Brochel Castle, Isle of Raasay
Isle of Raasay
Single track road north of Ferry
North-east end of Raasay
Brochel Castle is impressively perched on a crag high above the eastern shore just below the northern tip of Raasay. The ruined remains appear almost twisted into the rock in its construction. This fortified three storey tower-house was built by the MacLeod clan in the 1510's and occupied until the late 17th century.
The Island of Raasay, together with its small surrounding islands, formed part of the possessions of the MacLeod's of Lewis. Throughout the 14th and 15th centuries these islands became the refuge of thieves and pirates. At the turn of the 16th century, Calum MacLeod, the 9th Chief of Lewis bestowed the lands of Raasay on his younger son, Calum Garbh. Thereafter known as MacGillichaluim, Calum become the first Chief of Raasay MacLeod's albeit 'the weakest and least powerful of all the island Lairds'.
~ Legends ~
A MacLeod of Raasay was out hunting with his Gille-Mor or henchman. After a fruitless day they returned to their boat only to discover that a favourite hunting dog was missing. Neither chief or his Gille-Mor could find the dog. They returned the following morning to continue the search, again there was still no sign. Having given up on their search they were sailing back across the loch when they imagined they could hear a dog barking in the neighbourhood of Loch Sligachan. They sailed in that direction and found a large birlinn anchored there, with the missing dog on board. The Gille-Mor lept aboard to retrieve the dog but was set upon by the crew who attempted to throw him back over the side. They had sorely miscalculated the Gille-Mor's strength, for soon it was they who went overboard. Seeing the turn things were taking, a youth on board grabbed the dog and tried to get below decks, however he was seized by the Gille-Mor and flung aside. The dog was retrieved and on return it was revealed that the birlinn belonged to the Laird of Craignish and that the youth on board, his son, had been mortally injured.

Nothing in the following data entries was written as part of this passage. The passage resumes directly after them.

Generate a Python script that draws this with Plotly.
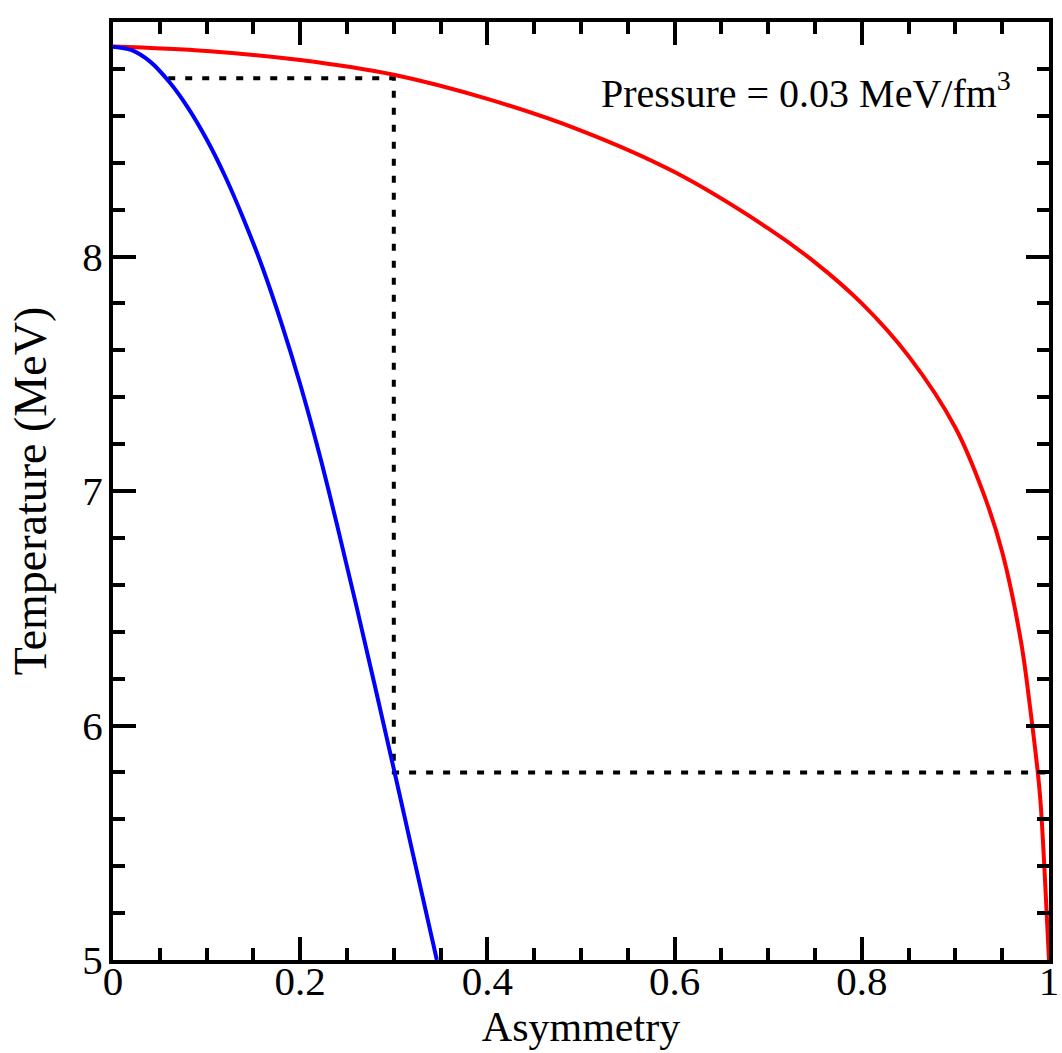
import plotly.graph_objects as go

# Red curve (upper boundary)
red_x = [0, 0.1, 0.2, 0.3, 0.4, 0.5, 0.6, 0.7, 0.75, 0.8, 0.85, 0.9, 0.93, 0.95,
         0.97, 0.98, 0.99, 0.995, 1.0]
red_y = [8.895, 8.876, 8.838, 8.775, 8.672, 8.537, 8.36, 8.12, 7.975, 7.80, 7.575,
         7.27, 6.99, 6.74, 6.36, 6.07, 5.72, 5.40, 5.0]

# Blue curve
blue_x = [0, 0.02, 0.04, 0.06, 0.08, 0.1, 0.12, 0.14, 0.16, 0.18, 0.2, 0.22, 0.24,
          0.26, 0.28, 0.30, 0.32, 0.346]
blue_y = [8.895, 8.880, 8.830, 8.745, 8.635, 8.50, 8.34, 8.155, 7.95, 7.715, 7.455,
          7.165, 6.845, 6.51, 6.165, 5.815, 5.46, 5.0]

# Dotted guide path
guide_x = [0.059, 0.3, 0.3, 1.0]
guide_y = [8.76, 8.76, 5.8, 5.8]

x_ticks = [0, 0.2, 0.4, 0.6, 0.8, 1]
x_labels = ["0", "0.2", "0.4", "0.6", "0.8", "1"]
y_ticks = [5, 6, 7, 8, 9]
y_labels = ["5", "6", "7", "8", "9"]

FONT = "Liberation Serif, Times New Roman, serif"

fig = go.Figure()
fig.add_trace(go.Scatter(x=guide_x, y=guide_y, mode="lines",
                         line=dict(color="black", width=4, dash="7px,10px"),
                         hoverinfo="skip", showlegend=False))
fig.add_trace(go.Scatter(x=red_x, y=red_y, mode="lines", line_shape="spline",
                         line=dict(color="#ff0000", width=4, smoothing=1.0), showlegend=False))
fig.add_trace(go.Scatter(x=blue_x, y=blue_y, mode="lines", line_shape="spline",
                         line=dict(color="#0000ff", width=4, smoothing=1.0), showlegend=False))

fig.add_annotation(x=0.961, y=8.71, xref="x", yref="y", xanchor="right", yanchor="middle",
                   text="Pressure = 0.03 MeV/fm<sup>3</sup>", showarrow=False,
                   font=dict(family=FONT, size=40, color="black"))

axis_common = dict(showgrid=False, zeroline=False, showline=True, linecolor="black",
                   linewidth=4, mirror="allticks", ticks="inside", tickwidth=3.5,
                   ticklen=23, tickcolor="black")

fig.update_xaxes(range=[0, 1], tickvals=x_ticks, ticktext=x_labels,
                 tickfont=dict(family=FONT, size=41, color="black"), ticklabelstandoff=-18,
                 title=dict(text="Asymmetry", font=dict(family=FONT, size=42, color="black"), standoff=0),
                 minor=dict(dtick=0.05, ticks="inside", ticklen=12, tickwidth=3.5, tickcolor="black"),
                 **axis_common)
fig.update_yaxes(range=[5, 9], tickvals=y_ticks, ticktext=y_labels,
                 tickfont=dict(family=FONT, size=41, color="black"), ticklabelstandoff=-2,
                 title=dict(text="Temperature (MeV)", font=dict(family=FONT, size=46, color="black"), standoff=22),
                 minor=dict(dtick=0.2, ticks="inside", ticklen=12, tickwidth=3.5, tickcolor="black"),
                 **axis_common)

fig.update_layout(width=1062, height=1053, margin=dict(l=113, r=13, t=22, b=93, autoexpand=False),
                  paper_bgcolor="white", plot_bgcolor="white", showlegend=False)

fig.write_html("out.html", config={"displayModeBar": False},
               post_script="document.body.style.margin='0';document.body.style.overflow='hidden';")
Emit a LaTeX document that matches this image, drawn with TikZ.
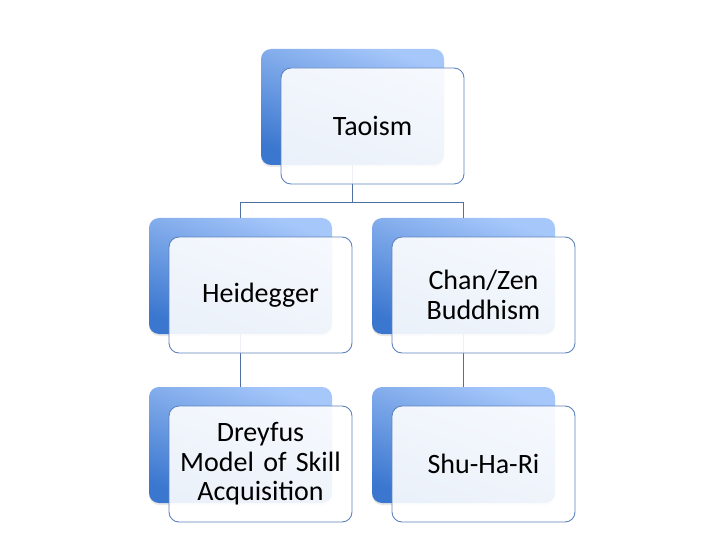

Sometime after, at a great gathering of chiefs at Dunvegan Castle, MacLeod of Raasay was talking to the Laird of Craignish who pulled a purse of gold from his pocket and promised it to anyone who would tell him who had killed his son. MacLeod's Gille-Mor, who was in attendance on his chief, asked him if he really meant it. On receiving assurance, he held out his hand for the gold which he put in his sporan. 'I am sorry to say it was I, but it was his own fault and an accident, for which I am grieved.' He waited to see what would happen, but nothing did. He then bowed and left the room followed by his chief who felt it prudent to leave quickly. Some days later the Gille-Mor came to his chief and pressed the gold on him, saying he neither had need for it, nor would his conscience allow his to keep it. His chief MacGillichaluim took the gold and used it to build Brochel Castle.
The last chief who resided at Brochel was Iain Garbh (Mighty John) who succeeded his father Alexenader in 1648. He was greatly venerated by his tenants, and with his death in 1671 succession passed to his cousin Alexander who became the 8th chief in 1692.